Pero, según observa Panikkar, el hombre de sentido común prefiere a menudo renunciar a la crítica por temor a caer en una actitud iconoclasta devastadora, y este hecho no ha dejado de ser explotado por los defensores del statu quo.

El remedio no radica en ninguna revolución, es decir, en volver la situación al revés, sino en emanciparse de la esclavitud de esta misma situación y en crear algo nuevo. Toda revolución, en efecto, es fundamentalmente conservadora. La revolución trastoca la situación, destruye las instituciones, pero preserva las estructuras de base. Dicho de otro modo, el remedio no consiste en un comportamiento iconoclasta, sino en un planteamiento crítico. El primero aspira a la destrucción de todo aquello que le resulte negativo, el segundo pretende discernir toda ambigüedad sospechosa para luego erradicarla.

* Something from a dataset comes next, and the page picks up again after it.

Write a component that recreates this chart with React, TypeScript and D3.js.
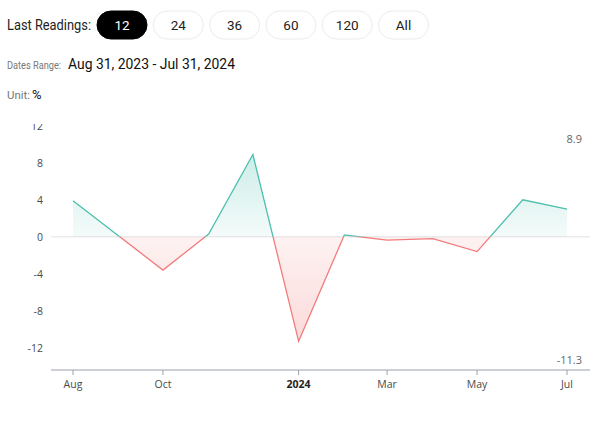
import React from "react";
import * as d3 from "d3";

const months = ["2023-08", "2023-09", "2023-10", "2023-11", "2023-12", "2024-01", "2024-02", "2024-03", "2024-04", "2024-05", "2024-06", "2024-07"];
const values = [3.9, 0.1, -3.6, 0.3, 8.9, -11.3, 0.2, -0.35, -0.2, -1.6, 4.0, 3.0];
const yTicks = [-12, -8, -4, 0, 4, 8, 12];
const xTickMonths = ["2023-08", "2023-10", "2024-01", "2024-03", "2024-05", "2024-07"];
const buttons = ["12", "24", "36", "60", "120", "All"];

const W = 600, H = 423;
const parse = d3.timeParse("%Y-%m");
const data = months.map((m, i) => ({ date: parse(m) as Date, value: values[i] }));

const GREEN = "#4cbfae";
const RED = "#f37b7b";
const HEAD_FONT = "Roboto, 'Open Sans', sans-serif";
const AX_FONT = "'Open Sans', 'Noto Sans', sans-serif";

export default function App() {
  const x = d3.scaleTime().domain([data[0].date, data[data.length - 1].date]).range([73, 567]);
  const y = d3.scaleLinear().domain([-14.4, 12.2]).range([370, 124]);
  const y0 = y(0);
  const area = d3.area<{ date: Date; value: number }>().x(d => x(d.date)).y0(y0).y1(d => y(d.value));
  const line = d3.line<{ date: Date; value: number }>().x(d => x(d.date)).y(d => y(d.value));
  const maxV = d3.max(values) as number;
  const minV = d3.min(values) as number;
  const fmtMonth = d3.timeFormat("%b");

  return (
    <svg width={W} height={H} style={{ position: "absolute", left: 0, top: 0, background: "#fff" }}>
      <defs>
        <clipPath id="above"><rect x={0} y={0} width={W} height={y0} /></clipPath>
        <clipPath id="below"><rect x={0} y={y0} width={W} height={H - y0} /></clipPath>
        <clipPath id="plot"><rect x={0} y={124} width={W} height={260} /></clipPath>
        <linearGradient id="gUp" gradientUnits="userSpaceOnUse" x1={0} y1={y(maxV)} x2={0} y2={y0}>
          <stop offset="0%" stopColor={GREEN} stopOpacity={0.28} />
          <stop offset="100%" stopColor={GREEN} stopOpacity={0.06} />
        </linearGradient>
        <linearGradient id="gDown" gradientUnits="userSpaceOnUse" x1={0} y1={y0} x2={0} y2={y(minV)}>
          <stop offset="0%" stopColor={RED} stopOpacity={0.1} />
          <stop offset="100%" stopColor={RED} stopOpacity={0.28} />
        </linearGradient>
      </defs>

      {/* header */}
      <text x={7} y={30} fontFamily={HEAD_FONT} fontSize={14.5} fill="#222" textLength={84} lengthAdjust="spacingAndGlyphs">Last Readings:</text>
      {buttons.map((b, i) => {
        const bx = 97 + i * 56.3;
        const active = i === 0;
        return (
          <g key={b}>
            <rect x={bx} y={11} width={50} height={28} rx={14} fill={active ? "#000" : "#fff"} stroke={active ? "#000" : "#ececec"} strokeWidth={1} />
            <text x={bx + 25} y={29.5} textAnchor="middle" fontFamily={HEAD_FONT} fontSize={13.5} fill={active ? "#fff" : "#222"}>{b}</text>
          </g>
        );
      })}
      <text x={7} y={69} fontFamily={HEAD_FONT} fontSize={10.3} fill="#777" textLength={54} lengthAdjust="spacingAndGlyphs">Dates Range:</text>
      <text x={68} y={69} fontFamily={HEAD_FONT} fontSize={14} fill="#111" textLength={167} lengthAdjust="spacingAndGlyphs">Aug 31, 2023 - Jul 31, 2024</text>
      <text x={7} y={99} fontFamily={HEAD_FONT} fontSize={10.5} fill="#777" textLength={23} lengthAdjust="spacingAndGlyphs">Unit:</text>
      <text x={32} y={99} fontFamily={HEAD_FONT} fontSize={13} fill="#111">%</text>

      <g clipPath="url(#plot)">
        {yTicks.map(t => (
          <text key={t} x={43} y={y(t) + 4} textAnchor="end" fontFamily={AX_FONT} fontSize={10.5} fill="#4a4a4a">{t}</text>
        ))}
      </g>

      {/* zero line */}
      <line x1={51} x2={590} y1={y0} y2={y0} stroke="#e2e2e2" strokeWidth={1} />

      {/* areas */}
      <path d={area(data) as string} fill="url(#gUp)" clipPath="url(#above)" />
      <path d={area(data) as string} fill="url(#gDown)" clipPath="url(#below)" />
      <path d={line(data) as string} fill="none" stroke={GREEN} strokeWidth={1.3} clipPath="url(#above)" />
      <path d={line(data) as string} fill="none" stroke={RED} strokeWidth={1.3} clipPath="url(#below)" />

      {/* x axis */}
      <line x1={51} x2={590} y1={370} y2={370} stroke="#9aa0ae" strokeWidth={1} />
      {xTickMonths.map(m => {
        const d = parse(m) as Date;
        const isYear = d.getMonth() === 0;
        return (
          <g key={m}>
            <line x1={x(d)} x2={x(d)} y1={370} y2={375} stroke="#9aa0ae" />
            <text x={x(d)} y={388} textAnchor="middle" fontFamily={AX_FONT} fontSize={10.5}
              fontWeight={isYear ? 700 : 400} fill={isYear ? "#222" : "#4a4a4a"}>
              {isYear ? d3.timeFormat("%Y")(d) : fmtMonth(d)}
            </text>
          </g>
        );
      })}

      {/* max/min labels */}
      <text x={582} y={143} textAnchor="end" fontFamily={AX_FONT} fontSize={11} fill="#666">{maxV}</text>
      <text x={582} y={364} textAnchor="end" fontFamily={AX_FONT} fontSize={11} fill="#666">{minV}</text>
    </svg>
  );
}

La actitud iconoclasta suele provocar la reacción opuesta. El planteamiento crítico, al contrario, estimula un cambio que puede ser radical. Confundir la una con el otro resulta mortal. Ni que decir tiene que la palabra «crítica» no se refiere aquí al sentido corriente de «criticar» (emitir un juicio desfavorable, cuando no negativo), ni tan siquiera a un juicio teórico, sino a la praxis que hace pasar las acciones humanas por la criba existencial de la teoría. «No hay crítica sin esta criba -concluye el citado teólogo-, pero tampoco hay criba sin manos que la agiten.»

De las críticas recogidas en este libro, ojalá pueda llegar a decirse lo que J. B. Metz dijo en la homilía pronunciada en el 50 aniversario sacerdotal de Karl Rahner: «Karl Rahner en su teología es siempre abogado más que juez, defensor más que acusador, protector más que desenmascarador. Y su apasionada crítica siempre es, en fin de cuentas, una crítica salvadora». Esperamos que así sea. Que estos apuntes apunten hacia una crítica salvadora.